**Requirements:** Count the lines containing "this" in the entries underneath, and state that count without anything else.

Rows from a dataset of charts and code
---+---

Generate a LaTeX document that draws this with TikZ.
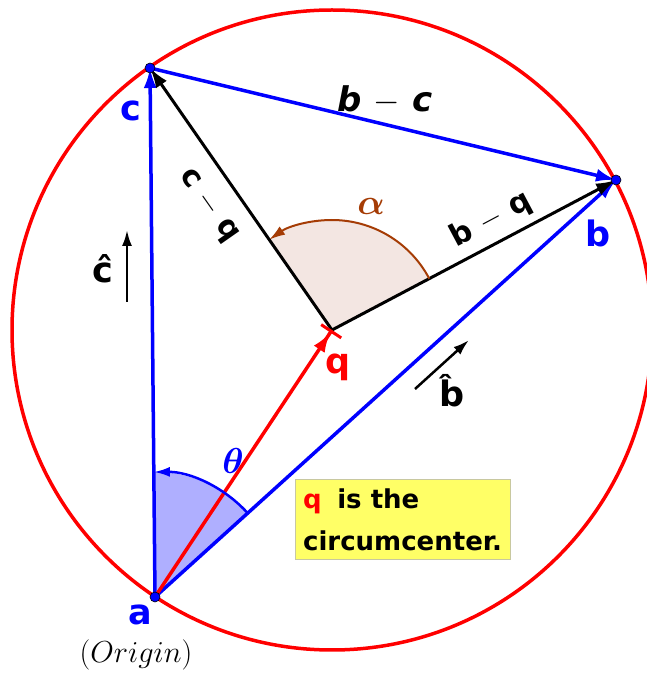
\RequirePackage{fix-cm}
\documentclass[tikz,border=0pt]{standalone}
\usepackage{fontspec}
\usepackage{bm}
\setmainfont{DejaVu Sans}
\usetikzlibrary{arrows.meta,calc}
\definecolor{myblue}{RGB}{0,0,255}
\definecolor{myred}{RGB}{255,0,0}
\definecolor{mybrown}{RGB}{165,60,5}
\definecolor{alphafill}{RGB}{243,230,226}
\definecolor{thetafill}{RGB}{175,175,255}
\definecolor{boxyellow}{RGB}{255,255,102}
\definecolor{boxedge}{RGB}{200,200,160}
\begin{document}
\begin{tikzpicture}[x=1pt,y=1pt,
  vec/.style={line width=3.5pt,-{Latex[length=20pt,width=13pt]}},
  bvec/.style={line width=3pt,-{Latex[length=20pt,width=13pt]}},
  dotnode/.style={circle,fill=myblue,draw=black,line width=0.6pt,inner sep=0pt,minimum size=10pt},
  lbl/.style={font=\fontsize{35}{40}\selectfont\bfseries},
  mlbl/.style={font=\fontsize{30}{34}\selectfont\bfseries},
  mathlbl/.style={font=\fontsize{24.88}{30}\selectfont},
  hatarrow/.style={line width=2.5pt,-{Latex[length=16pt,width=10pt]}}]
\useasboundingbox (0,0) rectangle (647,673);
\coordinate (a) at (155,76);
\coordinate (c) at (150,605);
\coordinate (b) at (616,493);
\coordinate (q) at (332,343);
% circle
\draw[myred,line width=3.5pt] (q) circle[radius=320];
% sector fills
\fill[thetafill] (a) -- ($(a)+(42.1:125)$) arc[start angle=42.1,end angle=90.5,radius=125] -- cycle;
\fill[alphafill] (q) -- ($(q)+(27.8:110)$) arc[start angle=27.8,end angle=124.8,radius=110] -- cycle;
% vectors
\draw[vec,myblue] (a) -- (c);
\draw[vec,myblue] (a) -- (b);
\draw[vec,myblue] (c) -- (b);
\draw[bvec,black] (q) -- (c);
\draw[bvec,black] (q) -- (b);
\draw[myred,line width=3.5pt,-{Latex[length=20pt,width=13pt] Bar[width=24pt,line width=3pt]}] (a) -- (q);
% angle arcs
\draw[myblue,line width=2.5pt,-{Latex[length=16pt,width=10pt]}] ($(a)+(42.1:125)$) arc[start angle=42.1,end angle=90.5,radius=125];
\draw[mybrown,line width=2pt,-{Latex[length=16pt,width=10pt]}] ($(q)+(27.8:110)$) arc[start angle=27.8,end angle=124.8,radius=110];
% dots
\node[dotnode] (da) at (a) {};
\node[dotnode] (db) at (b) {};
\node[dotnode] (dc) at (c) {};
% labels
\node[lbl,text=myblue] (la) at (140,58) {a};
\node[lbl,text=myblue] (lb) at (598,440) {b};
\node[lbl,text=myblue] (lc) at (131,562) {c};
\node[lbl,text=myred] (lq) at (338,306) {q};
\node[mathlbl,scale=1.22] (orig) at (136,18) {$(Origin)$};
\node[font=\fontsize{34}{38}\selectfont\bfseries\itshape] (lbc) at (385,573) {b $-$ c};
\node[mlbl,rotate=-55] (lcq) at (208,467) {c $-$ q};
\node[mlbl,rotate=28] (lbq) at (491,453) {b $-$ q};
\node[mathlbl,scale=1.45,text=mybrown] (lalpha) at (371,467) {$\bm{\alpha}$};
\node[mathlbl,scale=1.45,text=myblue] (ltheta) at (233,212) {$\bm{\theta}$};
% unit vectors
\coordinate (ch0) at (127,371);
\coordinate (ch1) at (127,443);
\draw[hatarrow] (ch0) -- (ch1);
\node[lbl] (lch) at (103,404) {\^{c}};
\coordinate (bh0) at (415,284);
\coordinate (bh1) at (469,333);
\draw[hatarrow] (bh0) -- (bh1);
\node[lbl] (lbh) at (452,282) {\^{b}};
% box
\node[fill=boxyellow,draw=boxedge,line width=1pt,minimum width=215pt,minimum height=80pt,
  align=left,inner sep=5pt,font=\fontsize{26}{42}\selectfont\bfseries] (box) at (402.5,153)
  {{\color{myred}q}\hspace{0.6em}is the\\circumcenter.};
\end{tikzpicture}
\end{document}
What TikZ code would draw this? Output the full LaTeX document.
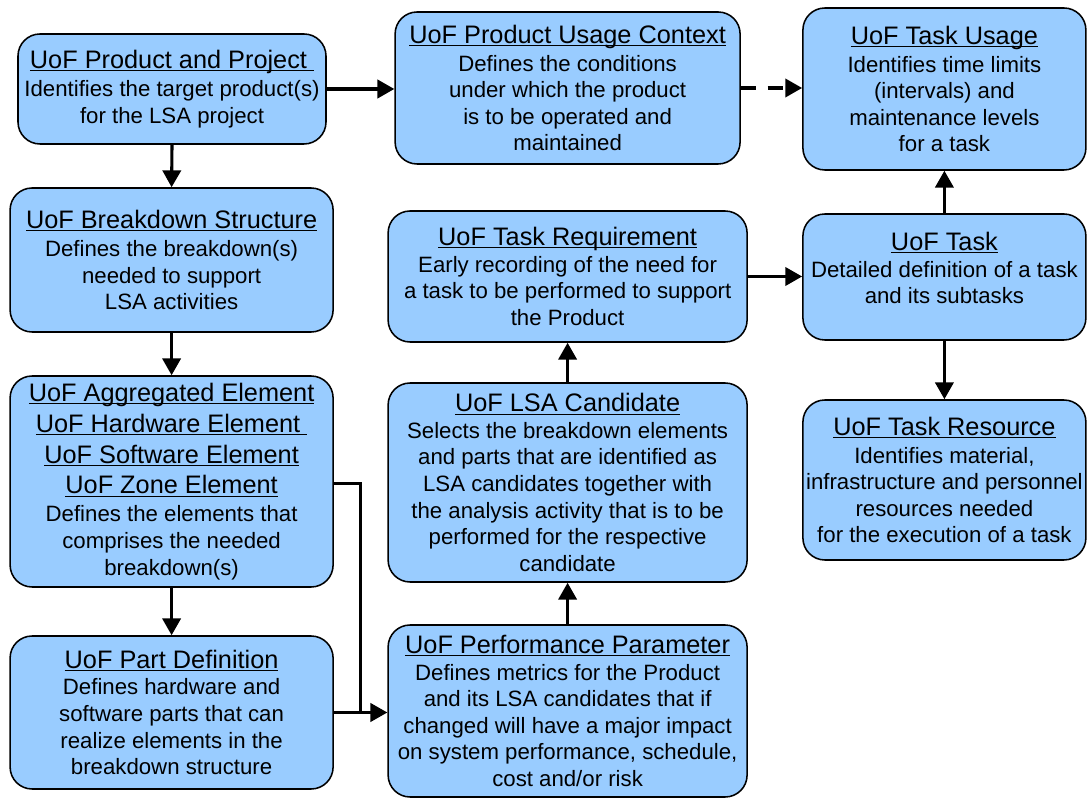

---+---

**Worked solution:** 2